I've used a couple of the SmartUPS 1400s for years as UPSes for my ht system. When I got the zt60, I'm fairly sure I was getting buzz coming from the UPS the tv was plugged into when screen was white/bright. This with THX Cinema mode set to default, or possibly even with contrast backed off a bit. I've since had the tv plugged into the wall, and with THX Cinema no buzzing. Recently jacked up the contrast some (with the Sight & Sound settings), and now there's some buzz, but from the tv, not the UPSs (guess I should double check, see next paragraph.)

Funny thing I noticed today that even with the tv plugged into the wall (different wall plug), one of the 1400s went into backup mode (fans running loud) right when I powered up the zt60. Just a bunch of goofiness going on, probably have a pretty good load going on. (The older 1400s do not run their fans 99% of time unless they are in backup mode. (The newer ones have their fans on all of the time, at a low level under normal conditions.). The 700 has no fan, or didn't when I bought the one in the other room, or if it does, it only runs while in backup mode.)

I do think a UPS will protect your tv, and your disc players, and etc. We get a good number of power losses, some lightning hits, etc and I'm sure they've helped keep my system running well without issue for several years, and not needing to have things repaired or anything (knock on wood). Subwoofer may be exception, but not sure if it had anything to do with the UPSes or just my doing dumb things with it (or the UPS) when the subwoofer was plugged into the UPS; may have got a lightning hit nearby on one particular day, but was not home at the time. Also have similar UPSes backing up my computers as well, without issue.
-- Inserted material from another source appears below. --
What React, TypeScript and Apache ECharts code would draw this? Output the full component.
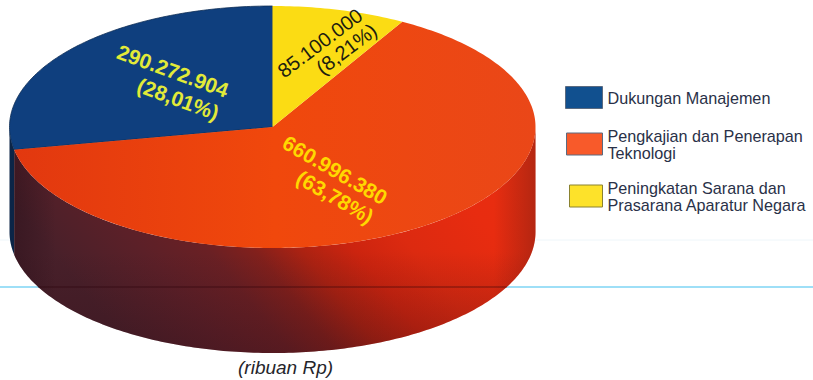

Anyway the whole point of my post is that yes it would be wise to use a UPS with your electronics, but possibly it might buzz with these tvs.
post #5154 of 14009
Thanks for answering so fast! Glad to hear the ups might have helped your electronics running all these years! which one would you recommend for the VT60?
post #5155 of 14009
Quote:
Originally Posted by gosas View Post

do you guys think something like this to protect the TV is a waist of money? http://excessups.com/blog/panasonic-65-1080p-600hz-3d-plasma-smart-tv-power-backup/

The ad reads that a 65VT30 uses 159W. I have a 65VT50 with a power strip that has a built in watt meter. Very often it'll get up to 400 watts and higher. If you go this route, I'd be concerned as to how well the UPS would work for the watt levels you'd actually be using.
post #5156 of 14009
A UPS like that will not save your expensive plasma from damage due to surges, lightning etc.
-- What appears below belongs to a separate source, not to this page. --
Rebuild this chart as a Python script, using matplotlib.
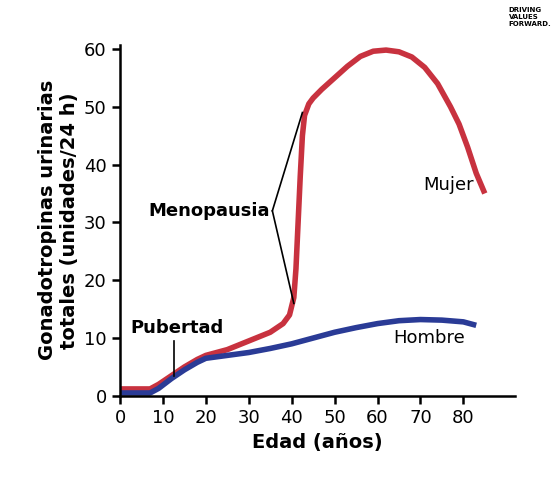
import matplotlib.pyplot as plt
import numpy as np

edad_mujer = [0, 7, 9, 12, 15, 18, 20, 25, 30, 35, 38, 39.5, 40.5, 41, 41.5, 42, 42.5, 43, 44, 45, 47, 50, 53, 56, 59, 62, 65, 68, 71, 74, 77, 79, 81, 83, 85]
mujer = [1.2, 1.2, 2, 3.5, 5, 6.3, 7, 8, 9.5, 11, 12.5, 14, 17, 22, 30, 38, 45, 48.5, 50.5, 51.5, 53, 55, 57, 58.7, 59.6, 59.8, 59.5, 58.6, 56.8, 54, 50, 47, 43, 38.5, 35]
edad_hombre = [0, 7, 9, 12, 15, 18, 20, 25, 30, 35, 40, 45, 50, 55, 60, 65, 70, 75, 80, 83]
hombre = [0.5, 0.5, 1.3, 3, 4.5, 5.8, 6.5, 7, 7.5, 8.2, 9, 10, 11, 11.8, 12.5, 13, 13.2, 13.1, 12.8, 12.2]

fig = plt.figure(figsize=(5.53, 4.93), dpi=100)
ax = fig.add_axes([0.217, 0.197, 0.714, 0.712])

ax.plot(edad_mujer, mujer, color="#c8323f", lw=4, solid_capstyle="butt", solid_joinstyle="round")
ax.plot(edad_hombre, hombre, color="#2a3b96", lw=4, solid_capstyle="butt", solid_joinstyle="round")

ax.set_xlim(0, 92)
ax.set_ylim(0, 60.7)
ax.set_xticks(range(0, 90, 10))
ax.set_yticks(range(0, 70, 10))
for s in ["top", "right"]:
    ax.spines[s].set_visible(False)
for s in ["left", "bottom"]:
    ax.spines[s].set_linewidth(1.8)
ax.tick_params(width=1.8, length=6, labelsize=13)

ax.set_xlabel("Edad (años)", fontsize=14, fontweight="bold")
ax.set_ylabel("Gonadotropinas urinarias\ntotales (unidades/24 h)", fontsize=14, fontweight="bold")

# annotations
ax.text(35, 32, "Menopausia", fontsize=13, fontweight="bold", ha="right", va="center")
ax.plot([35.5, 42.5], [32, 49], color="black", lw=1.2)
ax.plot([35.5, 40.5], [32, 16], color="black", lw=1.2)
ax.text(2.5, 11.8, "Pubertad", fontsize=13, fontweight="bold", ha="left", va="center")
ax.plot([12.5, 12.5], [9.5, 3.5], color="black", lw=1.2)
ax.text(76.5, 36.5, "Mujer", fontsize=13, ha="center", va="center")
ax.text(72, 10, "Hombre", fontsize=13, ha="center", va="center")

fig.text(0.92, 0.985, "DRIVING\nVALUES\nFORWARD.", fontsize=5, fontweight="bold", ha="left", va="top")

fig.savefig("out.png", dpi=100)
The TV already has decent surge protection on that end, but even the best surge protection will typically only prevent distant lightning transients. It will not stop lightning due to the power pole outside your home being struck.

Typically lightning will go through the cable TV box (from the cable TV wire) out the HDMI port into the main board of these TVs. It will wreck havoc. Typically after fixing a damaged power board in any TV it is found either the HDMI ports do not work or the whole main board does not work. The damage typically happens from multiple angles of attack so repairs are costly.
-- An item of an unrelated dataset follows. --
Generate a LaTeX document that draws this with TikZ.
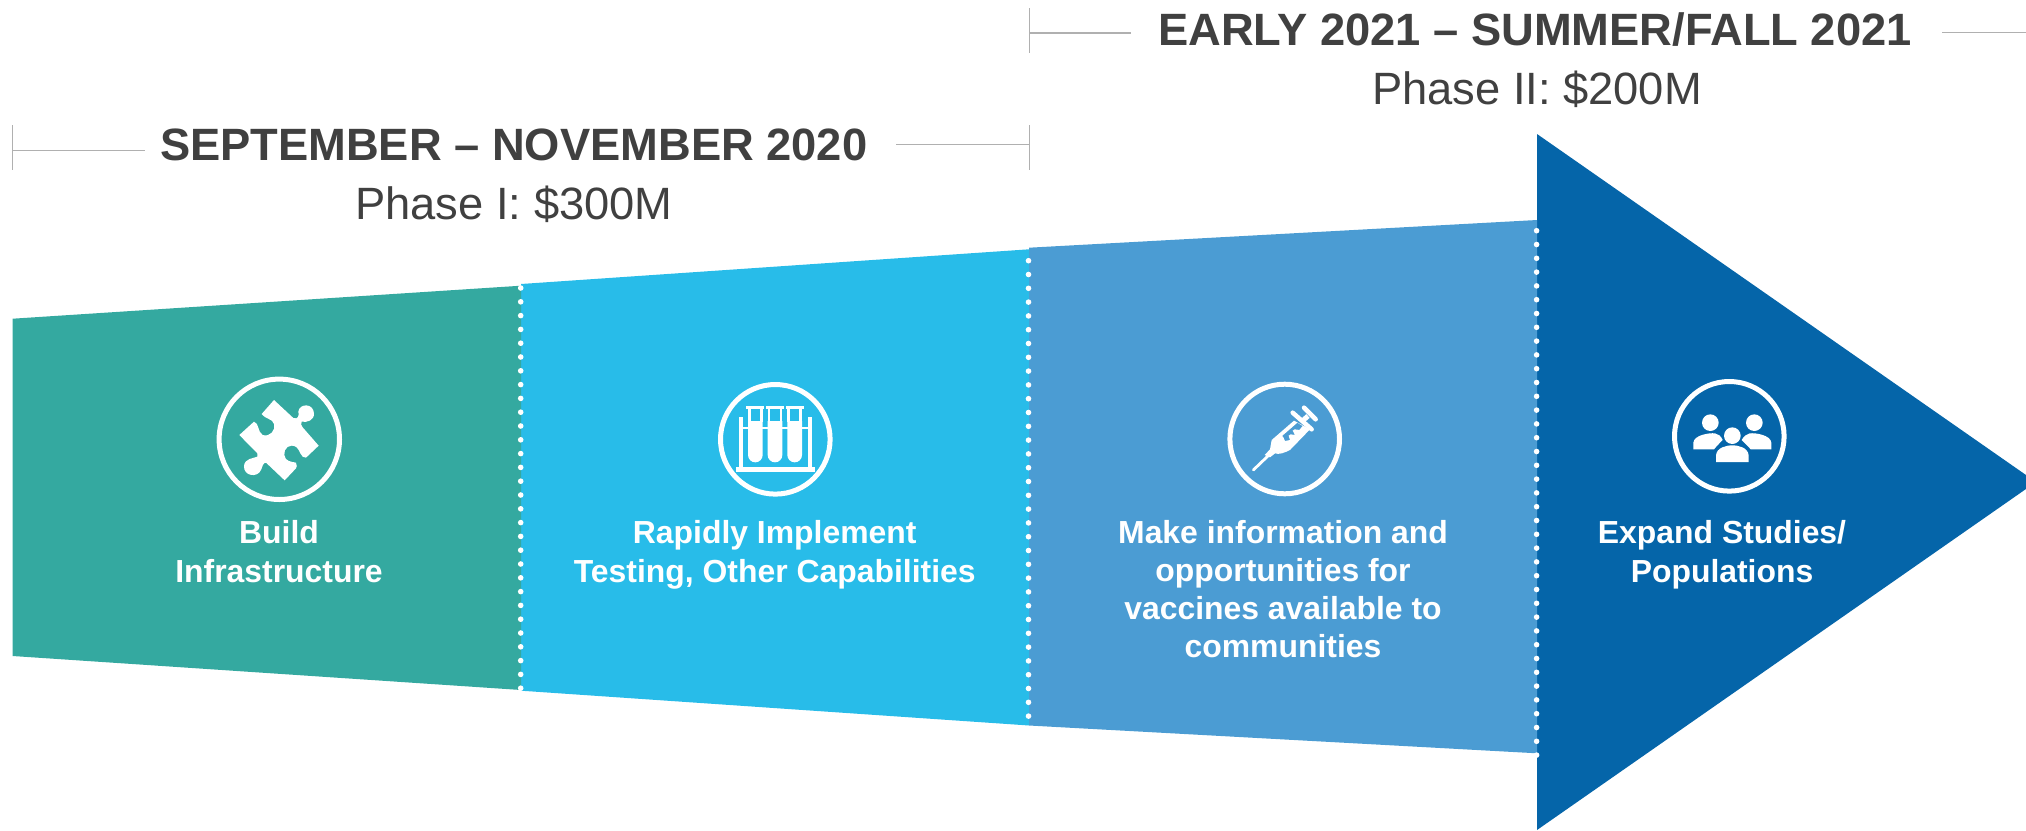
\documentclass[tikz,border=0pt]{standalone}
\usepackage{fontspec}
\setmainfont{Liberation Sans}
\definecolor{cgreen}{HTML}{34A9A0}
\definecolor{ccyan}{HTML}{28BCE9}
\definecolor{cmid}{HTML}{4B9CD3}
\definecolor{cdark}{HTML}{0565A9}
\definecolor{ctext}{HTML}{404040}
\definecolor{crule}{HTML}{B0B0B0}
\tikzset{
  x=1pt,y=-1pt,
  head/.style={text=ctext,font=\fontsize{45.3}{50}\selectfont\bfseries,inner sep=0pt,anchor=base},
  sub/.style={text=ctext,font=\fontsize{45.3}{50}\selectfont,inner sep=0pt,anchor=base},
  lab/.style={text=white,font=\fontsize{31.9}{38.2}\selectfont\bfseries,inner sep=0pt,align=center,anchor=base},
  rulel/.style={draw=crule,line width=1.5pt},
  tick/.style={draw=crule,line width=1pt},
  dots/.style={draw=white,line width=5.6pt,line cap=round,dash pattern=on 0pt off 13.8pt},
  ring/.style={draw=white,line width=5pt,circle,inner sep=0pt,fill=none},
}
\begin{document}
\begin{tikzpicture}
\useasboundingbox (0,0) rectangle (2026,830);
\begin{scope}
\clip (0,0) rectangle (2026,830);
\fill[cdark] (1537,134) -- (2036,482) -- (1537,830) -- cycle;
\end{scope}
\fill[cmid] (1029,247.7) -- (1537,220) -- (1537,753.3) -- (1029,725.5) -- cycle;
\fill[ccyan] (521,284) -- (1029,249.3) -- (1029,725.5) -- (521,690.7) -- cycle;
\fill[cgreen] (12.6,318.7) -- (521,285.7) -- (521,690) -- (12.6,656) -- cycle;
% dotted dividers
\coordinate (d1a) at (520.7,288); \coordinate (d1b) at (520.7,690);
\coordinate (d2a) at (1028.5,260.7); \coordinate (d2b) at (1028.5,720);
\coordinate (d3a) at (1536.6,230.7); \coordinate (d3b) at (1536.6,758);
\draw[dots] (d1a) -- (d1b);
\draw[dots] (d2a) -- (d2b);
\draw[dots] (d3a) -- (d3b);
% brackets
\coordinate (a1) at (12.6,125); \coordinate (a2) at (12.6,170);
\coordinate (a3) at (12.6,150.5); \coordinate (a4) at (144.6,150.5);
\coordinate (a5) at (896,144.7); \coordinate (a6) at (1029,144.7);
\coordinate (a7) at (1029,125); \coordinate (a8) at (1029,170);
\coordinate (b1) at (1029,8); \coordinate (b2) at (1029,53);
\coordinate (b3) at (1029,33); \coordinate (b4) at (1131,33);
\coordinate (b5) at (1942,32.3); \coordinate (b6) at (2026,32.3);
\draw[tick] (a1) -- (a2); \draw[rulel] (a3) -- (a4);
\draw[rulel] (a5) -- (a6); \draw[tick] (a7) -- (a8);
\draw[tick] (b1) -- (b2); \draw[rulel] (b3) -- (b4);
\draw[rulel] (b5) -- (b6);
% headers
\node[head] (h1) at (513.7,160) {SEPTEMBER – NOVEMBER 2020};
\node[sub] (s1) at (514,219.3) {Phase I: \$300M};
\node[head] (h2) at (1535,45.3) {EARLY 2021 – SUMMER/FALL 2021};
\node[sub] (s2) at (1537,104.7) {Phase II: \$200M};
% rings
\node[ring,minimum size=120.4pt] (c1) at (279.3,439.3) {};
\node[ring,minimum size=109.6pt] (c2) at (775.3,439.3) {};
\node[ring,minimum size=109.6pt] (c3) at (1284.7,439) {};
\node[ring,minimum size=109.6pt] (c4) at (1729.3,436.3) {};
% labels
\node[lab] (l1) at (279,582) {Build\\Infrastructure};
\node[lab] (l2) at (774.7,582) {Rapidly Implement\\Testing, Other Capabilities};
\node[lab] (l3) at (1283,657.7) {Make information and\\opportunities for\\vaccines available to\\communities};
\node[lab] (l4) at (1722,582) {Expand Studies/\\Populations};
% puzzle icon
\begin{scope}[shift={(150,340)},xscale=1/3,yscale=1/3]
\fill[white] (372,180) -- (430,234) .. controls (445,240) and (448,225) .. (445,215)
 .. controls (448,190) and (490,188) .. (492,220)
 .. controls (493,242) and (470,248) .. (455,245) .. controls (452,250) and (453,258) .. (458,262)
 -- (506,317) -- (468,353) .. controls (452,355) and (450,330) .. (440,322)
 .. controls (420,308) and (400,325) .. (403,345) .. controls (405,365) and (425,365) .. (438,368)
 .. controls (442,375) and (440,382) .. (438,385) -- (404,421) -- (348,368)
 .. controls (338,368) and (338,380) .. (333,390) .. controls (322,415) and (280,408) .. (282,378)
 .. controls (284,355) and (310,355) .. (322,350) -- (322,340) -- (268,285) -- (312,245)
 .. controls (328,250) and (322,275) .. (338,285) .. controls (360,292) and (378,270) .. (372,252)
 .. controls (368,235) and (345,238) .. (335,222) -- cycle;
\end{scope}
% test tube icon
\begin{scope}[shift={(660,340)},xscale=1/3,yscale=1/3]
\fill[white] (228,381) rectangle (465,396);
\fill[white] (238,231) rectangle (250,385);
\fill[white] (443,231) rectangle (455,385);
\fill[white] (245,262) rectangle (450,268);
\foreach \tx in {286,345,404}{
  \fill[white] (\tx-22,243) -- (\tx+22,243) -- (\tx+22,345) arc[start angle=0,end angle=180,radius=22pt,y radius=-22pt] -- cycle;
  \fill[white] (\tx-27,198) rectangle (\tx+27,208);
  \fill[white] (\tx-22,208) rectangle (\tx-14,245);
  \fill[white] (\tx+14,208) rectangle (\tx+22,245);
}
\end{scope}
% syringe icon
\begin{scope}[shift={(1170,340)},xscale=1/3,yscale=1/3]
\draw[white,line width=2.8pt,line cap=round] (250,390) -- (300,342);
\fill[white,even odd rule] (284,345) -- (300,328) -- (305,300) -- (372,242) -- (420,268) -- (360,330) .. controls (345,338) and (325,345) .. (315,340) -- (300,352) -- cycle
 (340,292) -- (345,303) -- (360,300) -- (356,287) -- (362,283) -- (375,285) -- (368,272) -- (374,268) -- (388,270) -- (398,258) -- (382,248) -- (336,288) -- cycle;
\draw[white,line width=4.5pt,line cap=round] (368,218) -- (425,268);
\draw[white,line width=4.5pt,line cap=round] (402,203) -- (437,238);
\draw[white,line width=5pt] (395,245) -- (414,228);
\end{scope}
% people icon
\begin{scope}[shift={(1620,340)},xscale=1/3,yscale=1/3]
\fill[white] (271,248) circle[radius=25pt];
\fill[white] (403,248) circle[radius=25pt];
\fill[white] (337,287) circle[radius=25pt];
\fill[white] (220,328) -- (220,308) .. controls (222,285) and (268,278) .. (285,280) .. controls (295,282) and (303,288) .. (308,300) .. controls (300,308) and (290,318) .. (282,328) -- cycle;
\fill[white] (454,328) -- (454,308) .. controls (452,285) and (406,278) .. (389,280) .. controls (380,282) and (372,288) .. (365,300) .. controls (372,308) and (384,318) .. (392,328) -- cycle;
\fill[white] (288,366) -- (288,346) .. controls (290,322) and (320,316) .. (337,316) .. controls (354,316) and (384,322) .. (386,346) -- (386,366) -- cycle;
\end{scope}
\end{tikzpicture}
\end{document}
Alternative routes include antennas (even with lightning guards), other devices with inferior mains surge protection (e.g. bluray player, games console...) or in rare cases induction (high current in nearby cables inducing a smaller current in the wire.)

My suggestion is to get insurance/warranty or chalk it up to bad luck when the failure does occur, because a UPS will NOT save your TV.
Edited by tom669 - 10/1/13 at 5:58am
post #5157 of 14009
That's good info. Thanks Tom.
post #5158 of 14009
After a few years of very happy 60" 9G KURO use, I thought PQ was at its pinnacle until the 4K sets hit (with their early KURO price tags).

Well, I did have a 65" Panasonic 65GT30 for awhile, until it went bad (replaced by Warrantech....finally....long and irritating experience). That TV still didn't equal the KURO (that went from my HT into my Den).

While fighting with Warrantech, I started to look at other TVs for a possible replacement. I viewed the usual suspects....Samsung 80009 and 8500 series, those big Sharp displays, the Sony LCDs.

I still couldn't bring myself to trade off the color accuracy, color "pop", black level details of my KURO and Panny GT30. So, I ruled out the LCD/LED sets.

That left me with the Panny ST/VT/ZT series and the Samsung 8500 series. Tough choice between those two and they're both very good. I'm a tweaker and use the Spears & Munsil disk for set up. Seeing the Panasonic 65VT60 set on THX cinema, out of the box, I knew the TV I was getting.

Afte rsome tweaking on delivery, the image is stunning....absolutely stunning.....better than my KURO, better than any other TV I've ever viewed.

Very pleased.
post #5159 of 14009
^Congrats!
Quote:
Originally Posted by graphicguy View Post

Afte rsome tweaking on delivery, the image is stunning....absolutely stunning.....better than my KURO, better than any other TV I've ever viewed.

Very pleased.
Careful, man, that kinda' heresy can get you burned at the stake. wink.gif
post #5160 of 14009
Quote:
Originally Posted by JimP View Post

The ad reads that a 65VT30 uses 159W. I have a 65VT50 with a power strip that has a built in watt meter. Very often it'll get up to 400 watts and higher. If you go this route, I'd be concerned as to how well the UPS would work for the watt levels you'd actually be using.
Actually I have my Denon 5805 receiver plugged into one of the 1400s. Don't know how much wattage it draws under normal operation, but it is running 10 channels of 170 watts. Seems to work pretty well with its own UPS.

As far as what would be needed for your tv, I couldn't say. (Per my prior post, my zt60 resulted in the UPS buzzing (the UPS being another 1400), so I'm not using one right now; I should at least put it on a surge strip I suppose. What kind of power strip are you using?

(Edit: And per my location, a UPS is mandatory, too many lightning storms that want to take the power down, sometime multiple power flickers and/or outages during messy snow storms, etc. Plus they do have surge protection as well, although I couldn't say how that stands up to repeated hits. Maybe I've been lucky with the lightning part, but have had some pretty close near direct hits (and power outs). I definitely prefer to keep the equipment I have, and there is no way it would have stood up to the weather around here (and my local expensive and flakey power grid) without them.)